Rosie Inman-Cook of the UK's Natural Death Centre agreed, saying that, according to research carried out by her colleague, "the green issue came about fifth of sixth down the list of reasons.
"At the top were making a statement more about their individuality, and having the freedom to arrange a ceremony that fitted the deceased rather than feeling shoehorned into a 20-minute slot. It's the freedom and the ability to be creative and express and reflect the personality who died."
It's a sentiment echoed by Martyn Tanner, from the UK county of Hampshire, who recently faced the difficult decision of choosing funeral arrangements for his elder brother, William.
He had been struggling to find a "fitting and respectful" memorial to his 72-year-old sibling, who died earlier this year - without leaving any funeral instructions.
Both of them had been upset by the cremations of their parents some years earlier, which they had found impersonal and hurried.
"Neither of us at that time really liked what we saw," he told Al Jazeera. "It's a bit like a stainless steel kitchen in a high class restaurant."

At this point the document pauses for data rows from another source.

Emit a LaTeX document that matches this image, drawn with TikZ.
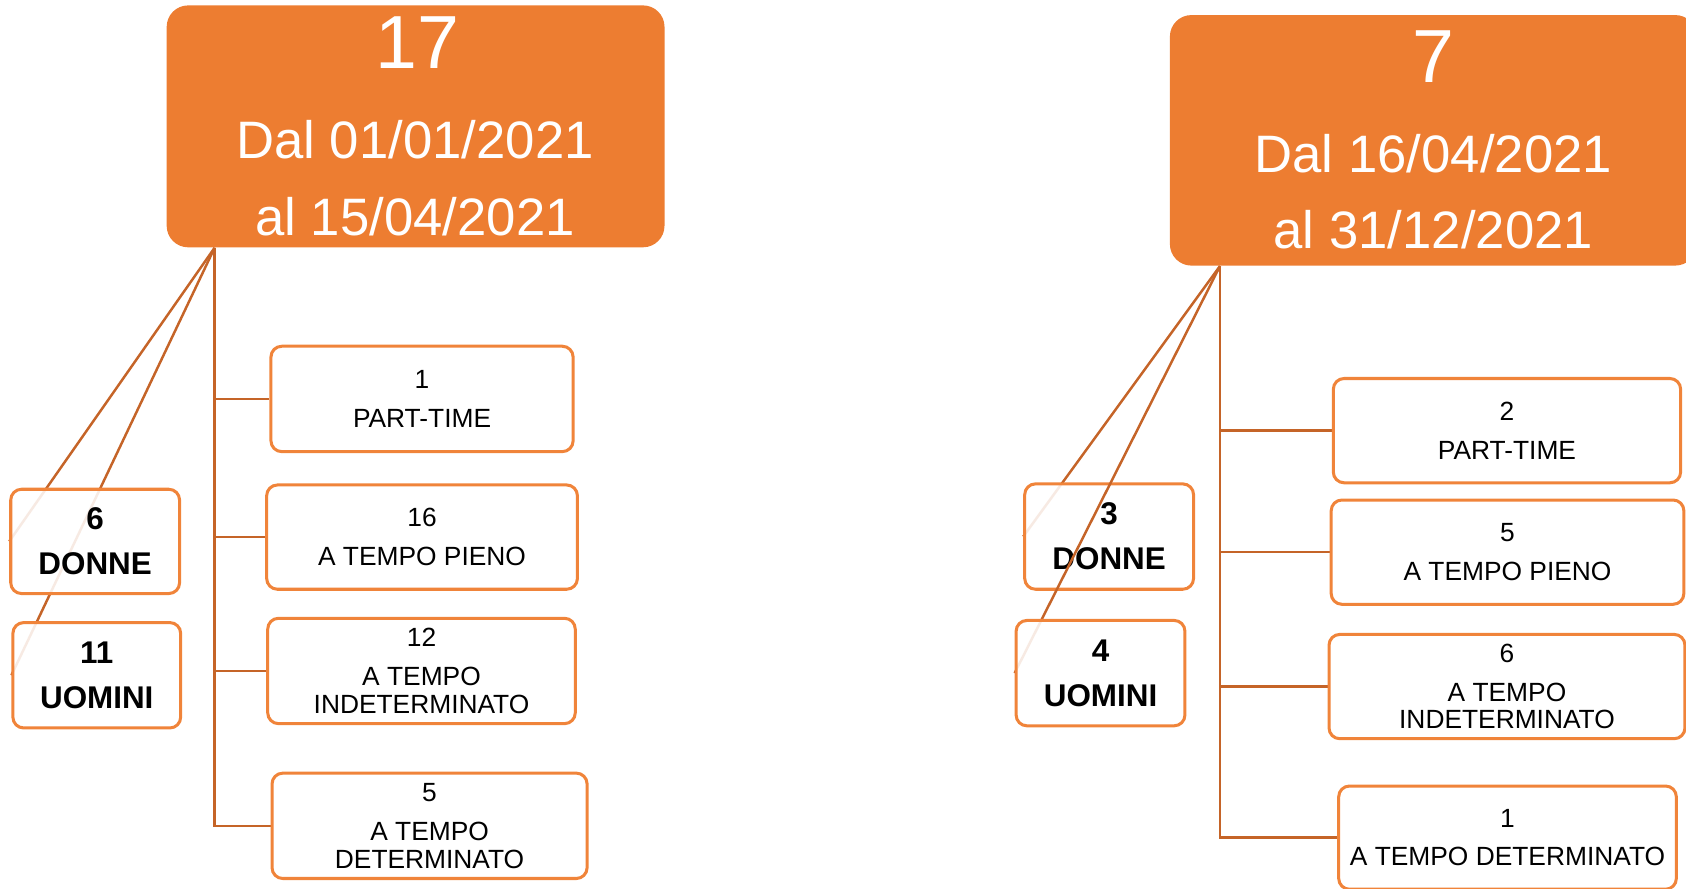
\documentclass[tikz,border=0pt]{standalone}
\usepackage{fontspec}
\setmainfont{Liberation Sans}
\usetikzlibrary{calc}
\definecolor{orfill}{HTML}{ED7D31}
\definecolor{orbord}{RGB}{240,132,58}
\definecolor{orline}{RGB}{197,100,40}
\pgfdeclarelayer{bg}
\pgfdeclarelayer{fg}
\pgfsetlayers{bg,main,fg}
\begin{document}
\begin{tikzpicture}[x=0.5pt,y=-0.5pt,
  rootbox/.style={fill=orfill,draw=none,rounded corners=10pt,inner sep=0pt},
  bigtxt/.style={text=white,anchor=base,inner sep=0pt,font=\fontsize{35}{40}\selectfont},
  datetxt/.style={text=white,anchor=base,inner sep=0pt,font=\fontsize{24.5}{28}\selectfont},
  itembox/.style={draw=orbord,line width=1.4pt,fill=white,rounded corners=5pt,align=center,inner sep=0pt,
     font=\fontsize{12.25}{13}\selectfont},
  genbox/.style={draw=orbord,line width=1.4pt,fill=white,fill opacity=0.87,text opacity=1,rounded corners=5pt,
     align=center,inner sep=0pt,font=\fontsize{14.6}{21}\selectfont\bfseries},
  conn/.style={draw=orline,line width=1.15pt}]
\useasboundingbox (0,0) rectangle (1568,826);
% ---------- left group ----------
\node[rootbox,minimum width=231.5pt,minimum height=112.5pt] (rootL) at (386.5,117.5) {};
\node[bigtxt] (rootLn) at (388,64) {17};
\node[datetxt] (rootLa) at (386,147) {Dal 01/01/2021};
\node[datetxt] (rootLb) at (386,219) {al 15/04/2021};
\coordinate (rL) at ($(rootL.south west)+(45,0)$);
\node[itembox,minimum width=140.5pt,minimum height=49pt] (b1) at (392.5,371) {1\\[5pt]PART-TIME};
\node[itembox,minimum width=144.5pt,minimum height=48.5pt] (b2) at (392.5,499.5) {16\\[5pt]A TEMPO PIENO};
\node[itembox,minimum width=143pt,minimum height=49pt] (b3) at (392,624) {12\\[5pt]A TEMPO\\INDETERMINATO};
\node[itembox,minimum width=146.5pt,minimum height=49pt] (b4) at (399.5,768) {5\\[5pt]A TEMPO\\DETERMINATO};
\node[genbox,minimum width=78.5pt,minimum height=48.5pt] (dL) at (88.5,503.5) {6\\DONNE};
\node[genbox,minimum width=78pt,minimum height=49pt] (uL) at (90,628) {11\\UOMINI};
% ---------- right group ----------
\node[rootbox,minimum width=245pt,minimum height=116.5pt] (rootR) at (1333,130.5) {};
\node[bigtxt] (rootRn) at (1333,77) {7};
\node[datetxt] (rootRa) at (1333,160) {Dal 16/04/2021};
\node[datetxt] (rootRb) at (1333,231) {al 31/12/2021};
\coordinate (rR) at ($(rootR.south west)+(47,0)$);
\node[itembox,minimum width=161.5pt,minimum height=48.5pt] (c1) at (1401.5,400.5) {2\\[5pt]PART-TIME};
\node[itembox,minimum width=164pt,minimum height=48.5pt] (c2) at (1402,513.5) {5\\[5pt]A TEMPO PIENO};
\node[itembox,minimum width=165.5pt,minimum height=48.5pt] (c3) at (1401.5,638.5) {6\\[5pt]A TEMPO\\INDETERMINATO};
\node[itembox,minimum width=157pt,minimum height=48pt] (c4) at (1402,779) {1\\[5pt]A TEMPO DETERMINATO};
\node[genbox,minimum width=78.5pt,minimum height=49pt] (dR) at (1031.5,499) {3\\DONNE};
\begin{pgfonlayer}{fg}
\node[genbox,minimum width=78.5pt,minimum height=49pt] (uR) at (1023.5,626) {4\\UOMINI};
\end{pgfonlayer}
% ---------- connectors ----------
\begin{pgfonlayer}{bg}
\draw[conn] (rL) |- (b1.west);
\draw[conn] (rL) |- (b2.west);
\draw[conn] (rL) |- (b3.west);
\draw[conn] (rL) |- (b4.west);
\draw[conn] (rL) -- (dL.west);
\draw[conn] (rL) -- (uL.west);
\draw[conn] (rR) |- (c1.west);
\draw[conn] (rR) |- (c2.west);
\draw[conn] (rR) |- (c3.west);
\draw[conn] (rR) |- (c4.west);
\draw[conn] (rR) -- (dR.west);
\end{pgfonlayer}
\draw[conn] (rR) -- (uR.west);
\end{tikzpicture}
\end{document}
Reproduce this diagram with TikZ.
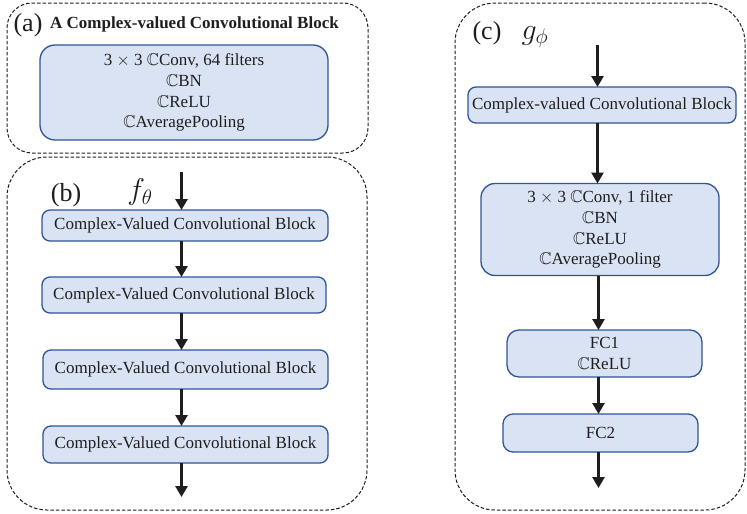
\RequirePackage{fix-cm}
\documentclass[tikz,border=0pt]{standalone}
\usepackage{amssymb}
\usepackage{fontspec}
\setmainfont{Liberation Serif}
\usetikzlibrary{arrows.meta,calc}

\definecolor{blockfill}{HTML}{DAE3F3}
\definecolor{blockline}{HTML}{2F5597}
\definecolor{ink}{HTML}{1E1E1E}

\newcommand{\CC}{$\mathbb{C}$}

\begin{document}
\begin{tikzpicture}[x=1pt,y=-1pt,
  frame/.style={draw=ink, line width=1pt, dash pattern=on 3.5pt off 2pt,
    rounded corners=#1, inner sep=0pt, outer sep=0pt},
  frame/.default=30pt,
  block/.style={draw=blockline, fill=blockfill, line width=1.3pt,
    rounded corners=#1, inner sep=0pt, outer sep=0pt, align=center,
    font=\fontsize{17}{20.7}\selectfont, text=ink},
  block/.default=8pt,
  flow/.style={line width=3.2pt, draw=ink, -{Triangle[length=11pt,width=12pt]}},
  tag/.style={font=\fontsize{26}{26}\selectfont, text=ink, inner sep=0pt},
  sym/.style={font=\fontsize{30}{30}\selectfont, text=ink, inner sep=0pt},
]
\useasboundingbox (0,0) rectangle (747,514);

% ---------- (a) the complex-valued convolutional block ----------
\node[frame=25pt, minimum width=361pt, minimum height=150pt] (frameA) at (187.5,78) {};
\node[tag] (labA) at (28,25) {(a)};
\node[font=\bfseries\fontsize{17}{19}\selectfont, text=ink, anchor=west, inner sep=0pt]
  (titleA) at (50,24) {A Complex-valued Convolutional Block};
\node[block=15pt, minimum width=288pt, minimum height=95pt] (blkA) at (184,92.5)
  {3 $\times$ 3 \CC Conv, 64 filters\\ \CC BN\\ \CC ReLU\\ \CC AveragePooling};

% ---------- (b) f_theta ----------
\node[frame=40pt, minimum width=360pt, minimum height=353pt] (frameB) at (187,333.5) {};
\node[tag] (labB) at (66,195) {(b)};
\node[sym] (fth) at (140,192) {$f_\theta$};
\coordinate (bin) at (181.5,172);
\coordinate (bout) at (181.5,497);
\node[block, minimum width=286pt, minimum height=31pt] (b1) at (185,225.5) {Complex-Valued Convolutional Block};
\node[block, minimum width=284pt, minimum height=36pt] (b2) at (184,295) {Complex-Valued Convolutional Block};
\node[block, minimum width=285pt, minimum height=39pt] (b3) at (185.5,369.5) {Complex-Valued Convolutional Block};
\node[block, minimum width=285pt, minimum height=37pt] (b4) at (185.5,444.5) {Complex-Valued Convolutional Block};
\draw[flow] (bin) -- (bin |- b1.north);
\draw[flow] (b1.south -| bin) -- (b2.north -| bin);
\draw[flow] (b2.south -| bin) -- (b3.north -| bin);
\draw[flow] (b3.south -| bin) -- (b4.north -| bin);
\draw[flow] (b4.south -| bin) -- (bout);

% ---------- (c) g_phi ----------
\node[frame=40pt, minimum width=290pt, minimum height=507pt] (frameC) at (600,256.5) {};
\node[tag] (labC) at (487,33) {(c)};
\node[sym] (gph) at (535,37) {$g_\phi$};
\coordinate (cin) at (597.5,45);
\coordinate (cout) at (598.5,488);
\node[block, minimum width=268pt, minimum height=36pt] (c1) at (602,105) {Complex-valued Convolutional Block};
\node[block=14pt, minimum width=238pt, minimum height=92pt] (c2) at (600,229.5)
  {3 $\times$ 3 \CC Conv, 1 filter\\ \CC BN\\ \CC ReLU\\ \CC AveragePooling};
\node[block=12pt, minimum width=195pt, minimum height=47pt] (fc1) at (604.5,353.5) {FC1\\ \CC ReLU};
\node[block=10pt, minimum width=195pt, minimum height=38pt] (fc2) at (600.5,433) {FC2};
\draw[flow] (cin) -- (cin |- c1.north);
\draw[flow] (c1.south -| cin) -- (c2.north -| cin);
\draw[flow] (c2.south -| cout) -- (fc1.north -| cout);
\draw[flow] (fc1.south -| cout) -- (fc2.north -| cout);
\draw[flow] (fc2.south -| cout) -- (cout);
\end{tikzpicture}
\end{document}
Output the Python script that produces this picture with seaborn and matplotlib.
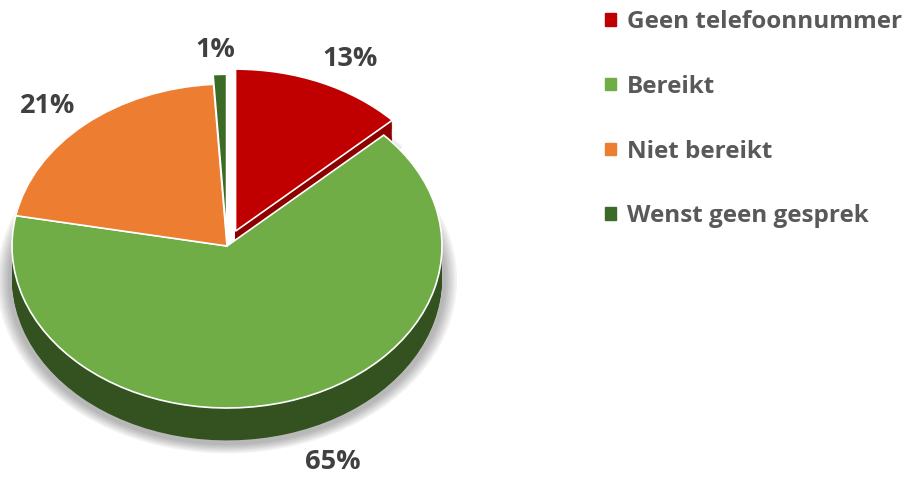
import numpy as np
import matplotlib
matplotlib.use('Agg')
import matplotlib.pyplot as plt
import matplotlib.patches as mpatches
import seaborn as sns

# ── Data ──────────────────────────────────────────────────────────────────────
categories = ['Geen telefoonnummer', 'Bereikt', 'Niet bereikt', 'Wenst geen gesprek']
values = [13, 65, 21, 1]

# ── Style ─────────────────────────────────────────────────────────────────────
sns.set_theme(style='white')
plt.rcParams['font.family'] = ['Open Sans', 'DejaVu Sans']
TEXT = '#404040'
LEG_TEXT = '#595959'
TOP = ['#C00000', '#70AD47', '#ED7D31', '#3B6B26']
SIDE = ['#8E0000', '#33521F', '#B05A1E', '#2A4A1B']
explode = [0.10, 0, 0, 0.06]
label_r = [1.19, 1.42, 1.20, 1.15]
label_dth = [-3.3, 4.0, 2.5, 0.9]   # small angular nudges of the % labels

W, H = 919, 479
cx, cy, rx, ry = 227, 246, 215, 162   # pie centre / radii in pixels
depth = 0.2                            # thickness in y-units

fig = plt.figure(figsize=(W / 100, H / 100), dpi=100)
ax = fig.add_axes([0, 0, 1, 1])

# soft shadow
for k in np.linspace(0.02, 0.07, 6):
    ax.pie(values, startangle=90, counterclock=False, explode=explode,
           center=(0, -depth - 0.01), radius=1 + k, colors=['#000000'] * 4,
           wedgeprops=dict(alpha=0.05, linewidth=0))

# side wall
for d in np.linspace(depth, 0.005, 30):
    ax.pie(values, startangle=90, counterclock=False, explode=explode,
           center=(0, -d), colors=SIDE, wedgeprops=dict(linewidth=0))

# top face
wedges, _ = ax.pie(values, startangle=90, counterclock=False, explode=explode,
                   colors=TOP, wedgeprops=dict(edgecolor='white', linewidth=1.2))

for w, v, r, dt in zip(wedges, values, label_r, label_dth):
    th = np.deg2rad((w.theta1 + w.theta2) / 2 + dt)
    x0, y0 = w.center
    ax.text(x0 + r * np.cos(th), y0 + r * np.sin(th), f'{v}%',
            ha='center', va='center', fontsize=19.5, fontweight='bold', color=TEXT)

ax.set_aspect('auto')
ax.set_xlim(-cx / rx, (W - cx) / rx)
ax.set_ylim((cy - H) / ry, cy / ry)
ax.axis('off')

handles = [mpatches.Patch(color=c, label=l) for c, l in zip(TOP, categories)]
leg = fig.legend(handles=handles, loc='upper left', bbox_to_anchor=(0.635, 1.025),
                 frameon=False, handlelength=0.42, handleheight=0.42,
                 handletextpad=0.45, labelspacing=1.68,
                 prop=dict(size=17.5, weight='bold'))
for t in leg.get_texts():
    t.set_color(LEG_TEXT)

fig.savefig('out.png', dpi=100)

While he was still undecided, he heard a radio programme on green burials by chance, which led him to the discovery of a natural burial site in the Hampshire woods which the brothers had often explored together as children.
"What I saw was so close to what I think should really happen. Up there it is all so natural, it just seemed the right thing to do," he said.
He is confident that his brother would be happy with his final resting place, where graves are quickly covered with a thick layer of wild strawberries and flowers.
"My brother is at rest; he is at peace, and I am at peace as well because I have done the right thing," he said.
Many green burial sites allow mourners to take a far more active role in planning and carrying out the funeral ceremonies than traditional undertakers.
Families can carry out part or all of the service, and can even help dig the grave.
Reading from her own funeral plans in Massachusetts, Moseley said: “Mourners may decorate the coffin. Sing, play music, talk about the dead or their own feelings, place or whatever matters to them that day.
"I must admit, I wish I could be there - it sounds like fun."